In this case, when an insured person asks for consent to settle, Gulf conducts a thorough financial check of the motorist to ensure that he cannot satisfy a judgment. It cannot be gainsaid that most insureds do not have the resources to conduct such an investigation. Irrespective of the stipulations, what the Hernandezes are asking this Court to do is allow all insureds to settle as quickly as possible with the person at fault, then, years later (two years in this case) make a claim against their underinsured motorists policy. Without the claim, the insurance company is unaware that it needs to investigate the negligent person and determine whether or not he is judgment proof.

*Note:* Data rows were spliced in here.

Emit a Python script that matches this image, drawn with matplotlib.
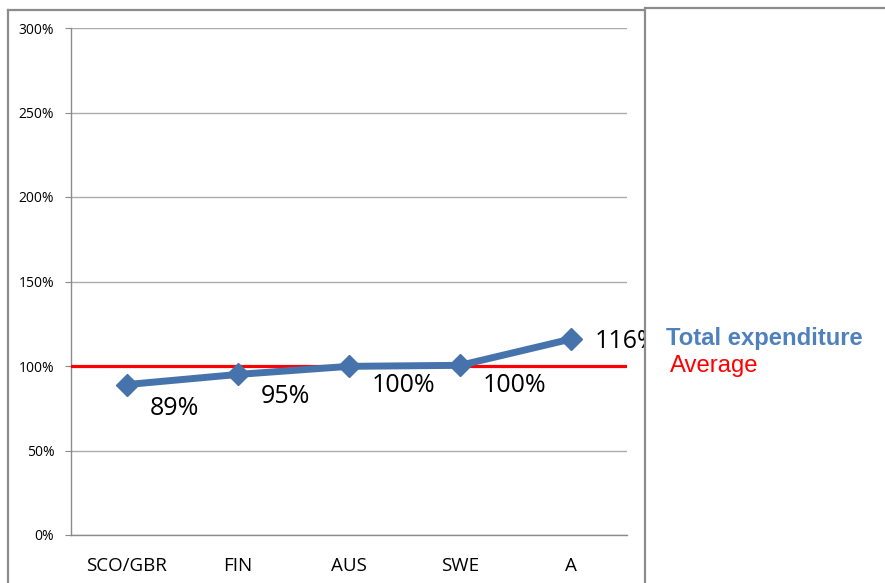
import matplotlib
matplotlib.use("Agg")
import matplotlib.pyplot as plt
from matplotlib.patches import Rectangle
from matplotlib.lines import Line2D
from matplotlib.ticker import PercentFormatter

categories = ["SCO/GBR", "FIN", "AUS", "SWE", "A"]
total_expenditure = [0.89, 0.95, 0.998, 1.004, 1.16]
average = 1.0
y_ticks = [0, 0.5, 1.0, 1.5, 2.0, 2.5, 3.0]

# label offsets (points) – style only
label_dx = [16.5, 16.5, 16.5, 16.5, 16.5]
label_dy = [-17, -16, -14, -14.5, -1.5]

W, H = 885, 583
fig = plt.figure(figsize=(W / 100, H / 100), dpi=100)
fig.patch.set_facecolor("white")

ax = fig.add_axes([71 / W, 1 - 535 / H, (627 - 71) / W, (535 - 28) / H])
x = list(range(len(categories)))

ax.set_xlim(-0.5, len(categories) - 0.5)
ax.set_ylim(0, 3.0)
ax.set_yticks(y_ticks)
ax.yaxis.set_major_formatter(PercentFormatter(1.0, decimals=0))
ax.set_xticks(x)
ax.set_xticklabels(categories, fontfamily="Open Sans", fontsize=13.5)
for lab in ax.get_yticklabels():
    lab.set_fontfamily("Open Sans")
    lab.set_fontsize(10)
ax.tick_params(axis="y", length=4, color="#8c8c8c", pad=8)
ax.tick_params(axis="x", length=0, pad=16)
ax.grid(axis="y", color="#ababab", linewidth=1)
ax.set_axisbelow(True)
for s in ["top", "right"]:
    ax.spines[s].set_visible(False)
for s in ["left", "bottom"]:
    ax.spines[s].set_color("#8c8c8c")
    ax.spines[s].set_linewidth(1)

ax.axhline(average, color="#ff0000", linewidth=2.3, zorder=3)
ax.plot(x, total_expenditure, color="#4673ab", linewidth=5, marker="D",
        markersize=11.5, zorder=4, solid_joinstyle="round")

for xi, v, dx, dy in zip(x, total_expenditure, label_dx, label_dy):
    ax.annotate(f"{v:.0%}", (xi, v), xytext=(dx, dy), textcoords="offset points",
                ha="left", va="center", fontsize=18, fontfamily="Open Sans",
                color="black", annotation_clip=False, zorder=5)

# outer chart frame
frame_color = "#8c8c8c"
fig.add_artist(Line2D([8 / W, 8 / W], [0, 1 - 10 / H], transform=fig.transFigure,
                      color=frame_color, linewidth=1.6))
fig.add_artist(Line2D([8 / W, 645 / W], [1 - 10 / H, 1 - 10 / H], transform=fig.transFigure,
                      color=frame_color, linewidth=1.6))

# legend box (covers the clipped label)
box = Rectangle((645 / W, -0.01), (W - 645 + 10) / W, 1 - 8 / H + 0.01,
                transform=fig.transFigure, facecolor="white", edgecolor=frame_color,
                linewidth=1.6, zorder=10)
fig.add_artist(box)

fig.text(666 / W, 1 - 338 / H, "Total expenditure", color="#4f81bd", fontweight="bold",
         fontsize=17.2, fontfamily="Liberation Sans", ha="left", va="center", zorder=11)
fig.text(670 / W, 1 - 366 / H, "Average", color="#ff0000",
         fontsize=17.2, fontfamily="Liberation Sans", ha="left", va="center", zorder=11)

fig.savefig("out.png", dpi=100)
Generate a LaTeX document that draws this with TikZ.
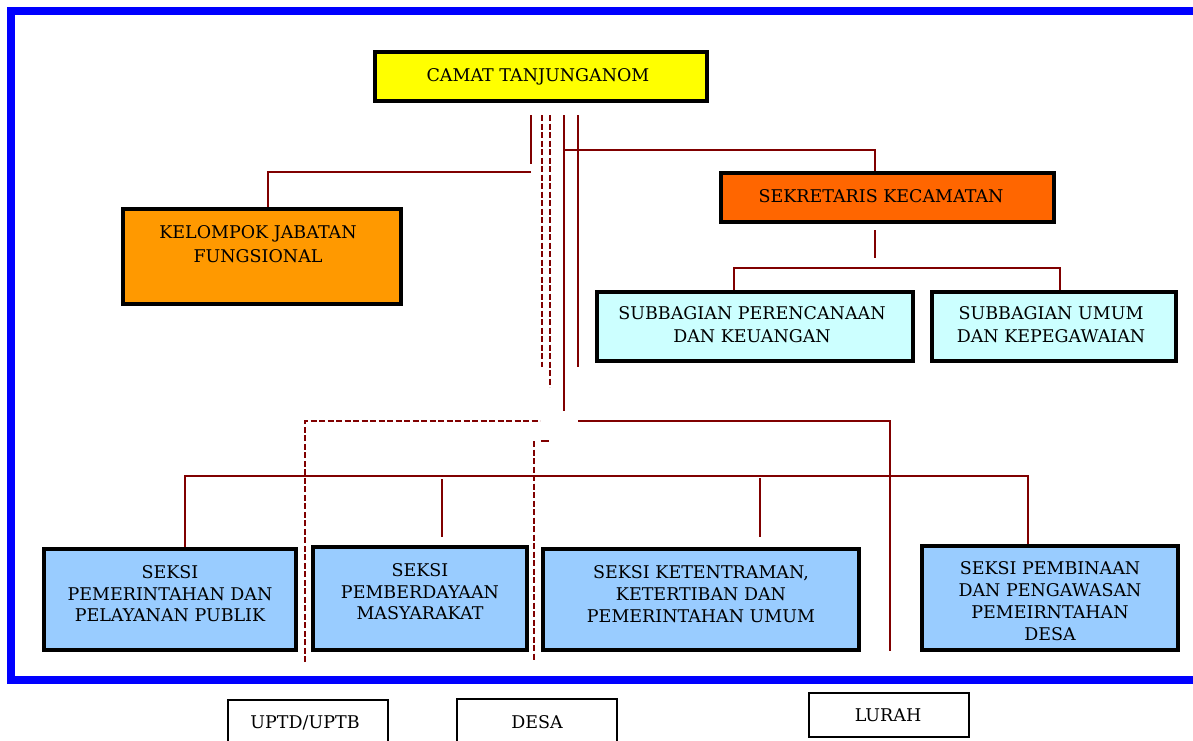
\documentclass[tikz,border=0pt]{standalone}
\usepackage{fontspec}
\setmainfont{DejaVu Serif}
\definecolor{conred}{HTML}{800000}
\definecolor{cyellow}{HTML}{FFFF00}
\definecolor{corange}{HTML}{FF9900}
\definecolor{cdorange}{HTML}{FF6600}
\definecolor{ccyan}{HTML}{CCFFFF}
\definecolor{cblue}{HTML}{99CCFF}
\definecolor{framebl}{HTML}{0000FF}
\begin{document}
\begin{tikzpicture}[x=1pt,y=-1pt,
  box/.style={draw=black, line width=4pt, inner sep=0pt},
  txt/.style={anchor=north, inner sep=0pt, align=center, font=\fontsize{17.5}{22}\selectfont},
  con/.style={draw=conred, line width=2pt},
  dcon/.style={draw=conred, line width=2pt, dash pattern=on 6pt off 2.5pt},
  smallbox/.style={draw=black, line width=2pt, fill=white, inner sep=0pt}]
\useasboundingbox (0,0) rectangle (1193,740);
% outer blue frame
\draw[framebl, line width=8pt] (11,11) rectangle (1215,680);

% boxes
\node[box, fill=cyellow, minimum width=332pt, minimum height=49pt] (camat) at (541,76.5) {};
\node[box, fill=corange, minimum width=278pt, minimum height=95pt] (kjf) at (262,256.5) {};
\node[box, fill=cdorange, minimum width=333pt, minimum height=49pt] (sek) at (887.5,197.5) {};
\node[box, fill=ccyan, minimum width=316pt, minimum height=69pt] (sub1) at (755,326.5) {};
\node[box, fill=ccyan, minimum width=244pt, minimum height=69pt] (sub2) at (1054,326.5) {};
\node[box, fill=cblue, minimum width=252pt, minimum height=101pt] (sA) at (170,599.5) {};
\node[box, fill=cblue, minimum width=214pt, minimum height=103pt] (sB) at (420,598.5) {};
\node[box, fill=cblue, minimum width=316pt, minimum height=101pt] (sC) at (701,599.5) {};
\node[box, fill=cblue, minimum width=256pt, minimum height=104pt] (sD) at (1050,598) {};
\node[smallbox, minimum width=160pt, minimum height=80pt, anchor=north] (uptd) at (308,699) {};
\node[smallbox, minimum width=160pt, minimum height=80pt, anchor=north] (desa) at (537,698) {};
\node[smallbox, minimum width=160pt, minimum height=44pt] (lurah) at (888.5,715) {};

% texts
\node[txt] (tcamat) at (538,68.6) {CAMAT TANJUNGANOM};
\node[txt, font=\fontsize{17.5}{24}\selectfont] (tkjf) at (258,225.6) {KELOMPOK JABATAN\\FUNGSIONAL};
\node[txt] (tsek) at (881,189.6) {SEKRETARIS KECAMATAN};
\node[txt, font=\fontsize{17.5}{23}\selectfont] (tsub1) at (752,306.6) {SUBBAGIAN PERENCANAAN\\DAN KEUANGAN};
\node[txt, font=\fontsize{17.5}{23}\selectfont] (tsub2) at (1051,306.6) {SUBBAGIAN UMUM\\DAN KEPEGAWAIAN};
\node[txt, font=\fontsize{17.5}{21.5}\selectfont] (tsA) at (170,565.6) {SEKSI\\PEMERINTAHAN DAN\\PELAYANAN PUBLIK};
\node[txt, font=\fontsize{17.5}{21.5}\selectfont] (tsB) at (420,563.6) {SEKSI\\PEMBERDAYAAN\\MASYARAKAT};
\node[txt] (tsC) at (701,565.6) {SEKSI KETENTRAMAN,\\KETERTIBAN DAN\\PEMERINTAHAN UMUM};
\node[txt] (tsD) at (1050,561.6) {SEKSI PEMBINAAN\\DAN PENGAWASAN\\PEMEIRNTAHAN\\DESA};
\node[txt] (tuptd) at (305,715.6) {UPTD/UPTB};
\node[txt] (tdesa) at (537,715.6) {DESA};
\node[txt] (tlurah) at (888,708.6) {LURAH};

% coordinates for connector ends
\coordinate (v1t) at (531,115);
\coordinate (v1b) at (531,164);
\coordinate (kA) at (531,172);
\coordinate (kB) at (268,172);
\coordinate (d1t) at (542,115);
\coordinate (d1b) at (542,367);
\coordinate (d2t) at (550,115);
\coordinate (d2b) at (550,387);
\coordinate (s1t) at (564,115);
\coordinate (s1b) at (564,411);
\coordinate (s2t) at (578,115);
\coordinate (s2b) at (578,367);
\coordinate (j1) at (564,150);
\coordinate (j2) at (875,150);
\coordinate (sk1) at (875,230);
\coordinate (sk2) at (875,258);
\coordinate (h1) at (734,268);
\coordinate (h2) at (1060,268);
\coordinate (dl1) at (305,662);
\coordinate (dl2) at (305,421);
\coordinate (dl3) at (540,421);
\coordinate (r1) at (578,421);
\coordinate (r2) at (890,421);
\coordinate (r3) at (890,651);
\coordinate (m1) at (541,441);
\coordinate (m2) at (549,441);
\coordinate (dm1) at (534,441);
\coordinate (dm2) at (534,661);
\coordinate (b1) at (185,476);
\coordinate (b2) at (1028,476);
\coordinate (p1t) at (442,479);
\coordinate (p1b) at (442,537);
\coordinate (p2t) at (760,478);
\coordinate (p2b) at (760,537);

% connectors
\draw[con] (v1t) -- (v1b);
\draw[con] (kA) -- (kB) -- (kB |- kjf.north);
\draw[dcon] (d1t) -- (d1b);
\draw[dcon] (d2t) -- (d2b);
\draw[con] (s1t) -- (s1b);
\draw[con] (s2t) -- (s2b);
\draw[con] (j1) -- (j2) -- (j2 |- sek.north);
\draw[con] (sk1) -- (sk2);
\draw[con] (h1 |- sub1.north) -- (h1) -- (h2) -- (h2 |- sub2.north);
\draw[dcon] (dl1) -- (dl2) -- (dl3);
\draw[con] (r1) -- (r2) -- (r3);
\draw[con] (m1) -- (m2);
\draw[dcon] (dm1) -- (dm2);
\draw[con] (b1 |- sA.north) -- (b1) -- (b2) -- (b2 |- sD.north);
\draw[con] (p1t) -- (p1b);
\draw[con] (p2t) -- (p2b);
\end{tikzpicture}
\end{document}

Concomitantly, how will the insurance company prove prejudice two years after the accident, not only faced with trying to locate the negligent party, but without the aid of civil process to assist in discovering the tortfeasor's assets? This approach is not the way in which the uninsured/underinsured motorist provision was designed to work.
The court should additionally be wary of taking a position founded upon public policy considerations, which thus affects all parties to insuring agreements, in a case literally conceded away by one of the litigants.
For the above reasons, I would affirm the judgment of the court of appeals. I therefore dissent.